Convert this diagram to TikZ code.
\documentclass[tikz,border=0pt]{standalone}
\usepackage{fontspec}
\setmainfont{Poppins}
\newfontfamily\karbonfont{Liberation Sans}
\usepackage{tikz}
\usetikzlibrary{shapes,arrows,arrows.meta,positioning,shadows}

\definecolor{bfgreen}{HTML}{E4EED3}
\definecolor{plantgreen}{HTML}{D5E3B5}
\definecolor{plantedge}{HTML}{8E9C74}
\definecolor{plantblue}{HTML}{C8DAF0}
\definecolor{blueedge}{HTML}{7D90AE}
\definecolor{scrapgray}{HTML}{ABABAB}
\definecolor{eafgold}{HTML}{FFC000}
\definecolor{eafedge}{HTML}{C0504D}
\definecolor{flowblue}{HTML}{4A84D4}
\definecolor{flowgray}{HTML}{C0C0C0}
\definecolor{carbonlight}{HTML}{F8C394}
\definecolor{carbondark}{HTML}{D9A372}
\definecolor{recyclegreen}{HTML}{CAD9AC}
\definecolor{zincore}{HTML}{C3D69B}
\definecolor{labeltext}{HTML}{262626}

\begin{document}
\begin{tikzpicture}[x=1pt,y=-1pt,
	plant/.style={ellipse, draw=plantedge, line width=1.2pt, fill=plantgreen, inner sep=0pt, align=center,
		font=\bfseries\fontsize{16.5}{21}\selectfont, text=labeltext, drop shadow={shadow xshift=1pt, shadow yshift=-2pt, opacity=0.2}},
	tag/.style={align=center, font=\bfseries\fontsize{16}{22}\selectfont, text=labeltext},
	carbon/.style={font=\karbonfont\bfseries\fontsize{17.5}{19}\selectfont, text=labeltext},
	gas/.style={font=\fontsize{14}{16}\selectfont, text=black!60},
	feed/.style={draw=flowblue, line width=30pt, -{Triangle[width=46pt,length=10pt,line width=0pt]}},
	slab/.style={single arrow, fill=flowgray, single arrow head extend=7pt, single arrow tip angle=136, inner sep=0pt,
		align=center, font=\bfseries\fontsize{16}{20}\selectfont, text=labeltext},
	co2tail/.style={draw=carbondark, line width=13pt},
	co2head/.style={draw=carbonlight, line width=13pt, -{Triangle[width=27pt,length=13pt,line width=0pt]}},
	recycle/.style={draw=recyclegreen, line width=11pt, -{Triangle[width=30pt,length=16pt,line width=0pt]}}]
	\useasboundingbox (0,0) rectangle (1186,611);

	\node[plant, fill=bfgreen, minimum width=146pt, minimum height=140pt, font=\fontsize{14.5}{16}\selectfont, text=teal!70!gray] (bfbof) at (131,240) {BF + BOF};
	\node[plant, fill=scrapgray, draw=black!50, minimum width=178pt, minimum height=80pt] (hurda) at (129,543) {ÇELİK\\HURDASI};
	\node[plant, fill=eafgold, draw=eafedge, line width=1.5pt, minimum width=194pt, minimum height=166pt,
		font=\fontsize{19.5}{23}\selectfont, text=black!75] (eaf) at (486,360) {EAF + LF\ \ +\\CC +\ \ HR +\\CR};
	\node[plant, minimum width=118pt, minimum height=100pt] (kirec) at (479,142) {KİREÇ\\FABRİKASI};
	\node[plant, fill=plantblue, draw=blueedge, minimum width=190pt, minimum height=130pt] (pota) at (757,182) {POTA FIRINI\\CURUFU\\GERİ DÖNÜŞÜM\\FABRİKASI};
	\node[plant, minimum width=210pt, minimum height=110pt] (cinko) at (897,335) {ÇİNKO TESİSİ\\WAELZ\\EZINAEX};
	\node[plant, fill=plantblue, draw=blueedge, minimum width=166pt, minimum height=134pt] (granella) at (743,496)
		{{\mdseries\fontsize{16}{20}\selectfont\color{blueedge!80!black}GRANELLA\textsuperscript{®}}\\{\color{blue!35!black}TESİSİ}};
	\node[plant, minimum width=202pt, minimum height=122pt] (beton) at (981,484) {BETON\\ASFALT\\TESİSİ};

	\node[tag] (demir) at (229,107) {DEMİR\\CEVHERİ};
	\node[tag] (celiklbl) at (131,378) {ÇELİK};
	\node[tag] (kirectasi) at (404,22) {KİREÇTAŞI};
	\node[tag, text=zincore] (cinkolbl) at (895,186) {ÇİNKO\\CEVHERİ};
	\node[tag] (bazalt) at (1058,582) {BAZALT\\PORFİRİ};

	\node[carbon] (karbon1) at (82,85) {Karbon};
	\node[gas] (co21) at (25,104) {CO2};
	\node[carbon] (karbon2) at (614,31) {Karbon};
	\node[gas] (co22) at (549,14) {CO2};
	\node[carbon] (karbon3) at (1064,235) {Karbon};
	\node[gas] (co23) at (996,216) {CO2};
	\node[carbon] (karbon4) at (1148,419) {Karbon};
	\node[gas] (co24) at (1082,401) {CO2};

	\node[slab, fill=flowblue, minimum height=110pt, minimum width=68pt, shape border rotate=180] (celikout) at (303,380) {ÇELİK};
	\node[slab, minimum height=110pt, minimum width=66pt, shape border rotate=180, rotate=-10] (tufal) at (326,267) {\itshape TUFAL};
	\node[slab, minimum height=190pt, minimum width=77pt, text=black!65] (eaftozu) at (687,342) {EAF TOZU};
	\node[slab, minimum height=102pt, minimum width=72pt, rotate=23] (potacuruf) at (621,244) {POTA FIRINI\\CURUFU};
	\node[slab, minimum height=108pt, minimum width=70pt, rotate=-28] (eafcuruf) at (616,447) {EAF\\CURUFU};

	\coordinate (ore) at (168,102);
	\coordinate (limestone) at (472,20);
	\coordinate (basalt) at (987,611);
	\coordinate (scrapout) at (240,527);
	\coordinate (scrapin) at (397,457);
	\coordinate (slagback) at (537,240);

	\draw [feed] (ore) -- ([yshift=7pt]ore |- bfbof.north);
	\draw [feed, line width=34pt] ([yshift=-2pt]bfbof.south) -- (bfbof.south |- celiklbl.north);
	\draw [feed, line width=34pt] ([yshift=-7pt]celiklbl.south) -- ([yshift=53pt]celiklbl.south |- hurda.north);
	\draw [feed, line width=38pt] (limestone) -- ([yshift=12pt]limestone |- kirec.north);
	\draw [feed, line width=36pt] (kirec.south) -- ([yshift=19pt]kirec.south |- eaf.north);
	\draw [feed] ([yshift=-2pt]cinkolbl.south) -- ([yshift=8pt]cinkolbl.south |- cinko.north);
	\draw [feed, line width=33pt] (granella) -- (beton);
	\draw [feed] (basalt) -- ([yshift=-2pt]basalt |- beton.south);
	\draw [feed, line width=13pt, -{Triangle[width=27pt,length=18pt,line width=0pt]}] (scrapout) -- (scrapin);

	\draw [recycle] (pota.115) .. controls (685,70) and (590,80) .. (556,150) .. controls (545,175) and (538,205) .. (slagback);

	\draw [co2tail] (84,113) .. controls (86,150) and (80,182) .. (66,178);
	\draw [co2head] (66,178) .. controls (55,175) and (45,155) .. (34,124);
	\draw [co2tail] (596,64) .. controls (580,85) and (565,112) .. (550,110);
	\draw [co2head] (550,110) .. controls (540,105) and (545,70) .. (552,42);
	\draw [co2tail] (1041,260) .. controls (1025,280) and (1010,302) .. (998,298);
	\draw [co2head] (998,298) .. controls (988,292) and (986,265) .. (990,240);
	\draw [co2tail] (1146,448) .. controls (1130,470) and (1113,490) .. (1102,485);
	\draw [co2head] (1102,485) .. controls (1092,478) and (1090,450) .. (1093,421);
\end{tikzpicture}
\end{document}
::::::::::
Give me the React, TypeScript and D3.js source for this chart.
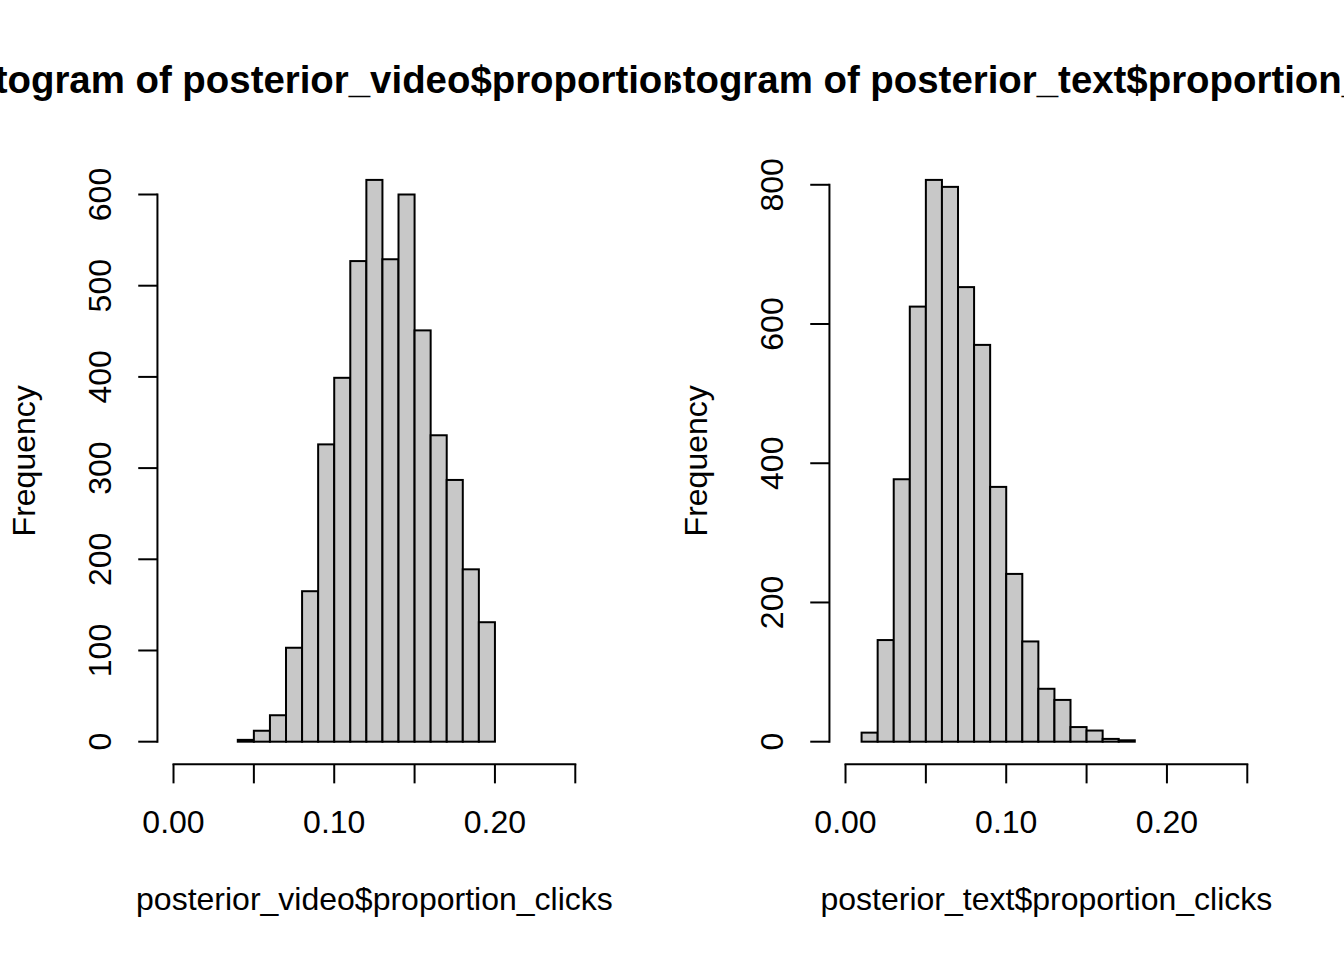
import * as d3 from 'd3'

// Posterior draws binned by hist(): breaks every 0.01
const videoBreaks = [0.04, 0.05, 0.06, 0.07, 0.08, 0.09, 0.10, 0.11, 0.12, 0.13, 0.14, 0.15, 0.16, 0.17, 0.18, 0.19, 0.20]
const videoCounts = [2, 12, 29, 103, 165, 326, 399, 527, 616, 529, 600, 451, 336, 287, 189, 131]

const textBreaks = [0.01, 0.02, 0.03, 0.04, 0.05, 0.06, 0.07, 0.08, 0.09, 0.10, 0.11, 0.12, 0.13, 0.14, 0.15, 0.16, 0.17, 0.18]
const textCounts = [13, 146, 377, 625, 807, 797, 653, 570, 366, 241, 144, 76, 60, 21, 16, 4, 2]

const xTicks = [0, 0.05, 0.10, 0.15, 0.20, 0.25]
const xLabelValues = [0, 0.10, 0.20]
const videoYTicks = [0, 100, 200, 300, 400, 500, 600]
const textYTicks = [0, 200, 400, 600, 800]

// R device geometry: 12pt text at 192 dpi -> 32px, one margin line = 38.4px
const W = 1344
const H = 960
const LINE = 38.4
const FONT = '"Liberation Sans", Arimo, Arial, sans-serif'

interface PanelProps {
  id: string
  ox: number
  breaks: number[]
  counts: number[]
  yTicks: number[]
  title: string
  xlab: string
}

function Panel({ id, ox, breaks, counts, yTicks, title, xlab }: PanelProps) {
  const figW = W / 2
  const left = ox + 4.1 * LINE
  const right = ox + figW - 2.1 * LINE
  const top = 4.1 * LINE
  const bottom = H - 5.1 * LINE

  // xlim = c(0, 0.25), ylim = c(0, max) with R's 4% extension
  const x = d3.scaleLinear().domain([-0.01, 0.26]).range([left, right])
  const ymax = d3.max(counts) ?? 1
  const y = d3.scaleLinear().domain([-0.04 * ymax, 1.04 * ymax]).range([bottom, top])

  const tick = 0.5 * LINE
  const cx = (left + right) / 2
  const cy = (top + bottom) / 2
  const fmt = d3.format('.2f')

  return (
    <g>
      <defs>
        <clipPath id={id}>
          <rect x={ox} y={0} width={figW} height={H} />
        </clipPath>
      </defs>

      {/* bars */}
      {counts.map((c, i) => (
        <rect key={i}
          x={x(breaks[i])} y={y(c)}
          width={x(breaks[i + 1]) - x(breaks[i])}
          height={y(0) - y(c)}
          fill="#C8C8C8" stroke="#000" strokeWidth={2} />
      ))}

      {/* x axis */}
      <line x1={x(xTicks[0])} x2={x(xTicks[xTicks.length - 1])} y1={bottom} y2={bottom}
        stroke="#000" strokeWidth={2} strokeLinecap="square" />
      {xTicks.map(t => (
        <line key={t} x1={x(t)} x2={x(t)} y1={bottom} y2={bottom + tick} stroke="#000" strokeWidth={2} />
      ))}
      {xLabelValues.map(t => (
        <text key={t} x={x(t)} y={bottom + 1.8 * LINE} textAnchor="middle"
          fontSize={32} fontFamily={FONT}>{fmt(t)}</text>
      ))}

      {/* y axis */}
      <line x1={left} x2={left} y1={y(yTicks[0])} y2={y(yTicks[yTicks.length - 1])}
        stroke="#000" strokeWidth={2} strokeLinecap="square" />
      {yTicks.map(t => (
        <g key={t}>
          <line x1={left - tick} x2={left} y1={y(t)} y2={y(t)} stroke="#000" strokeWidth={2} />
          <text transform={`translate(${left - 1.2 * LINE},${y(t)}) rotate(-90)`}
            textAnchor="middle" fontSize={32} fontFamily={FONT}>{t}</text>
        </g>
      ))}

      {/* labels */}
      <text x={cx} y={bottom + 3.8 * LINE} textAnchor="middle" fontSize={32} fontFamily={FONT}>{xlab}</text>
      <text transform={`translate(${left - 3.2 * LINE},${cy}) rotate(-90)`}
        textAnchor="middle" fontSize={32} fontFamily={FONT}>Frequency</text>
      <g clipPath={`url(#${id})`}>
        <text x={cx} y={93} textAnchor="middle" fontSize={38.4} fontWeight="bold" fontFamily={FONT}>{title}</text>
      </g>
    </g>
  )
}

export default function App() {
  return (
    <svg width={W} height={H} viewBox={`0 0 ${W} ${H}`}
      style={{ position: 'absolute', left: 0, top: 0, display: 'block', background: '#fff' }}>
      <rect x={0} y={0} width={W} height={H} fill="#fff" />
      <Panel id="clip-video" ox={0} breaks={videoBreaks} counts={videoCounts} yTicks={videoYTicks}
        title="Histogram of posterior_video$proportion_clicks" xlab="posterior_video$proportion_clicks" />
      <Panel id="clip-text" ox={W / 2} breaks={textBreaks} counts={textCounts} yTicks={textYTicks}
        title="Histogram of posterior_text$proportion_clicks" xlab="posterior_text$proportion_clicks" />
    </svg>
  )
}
::::::::::
### WORK TO DO
Only the lines starting at the line with "Give me the" and ending at the line with "21, 16, 4, 2]" should be printed again, exactly and with both ends kept; omit the pictures.

### RESULT OF THE TASK
Give me the React, TypeScript and D3.js source for this chart.
import * as d3 from 'd3'

// Posterior draws binned by hist(): breaks every 0.01
const videoBreaks = [0.04, 0.05, 0.06, 0.07, 0.08, 0.09, 0.10, 0.11, 0.12, 0.13, 0.14, 0.15, 0.16, 0.17, 0.18, 0.19, 0.20]
const videoCounts = [2, 12, 29, 103, 165, 326, 399, 527, 616, 529, 600, 451, 336, 287, 189, 131]

const textBreaks = [0.01, 0.02, 0.03, 0.04, 0.05, 0.06, 0.07, 0.08, 0.09, 0.10, 0.11, 0.12, 0.13, 0.14, 0.15, 0.16, 0.17, 0.18]
const textCounts = [13, 146, 377, 625, 807, 797, 653, 570, 366, 241, 144, 76, 60, 21, 16, 4, 2]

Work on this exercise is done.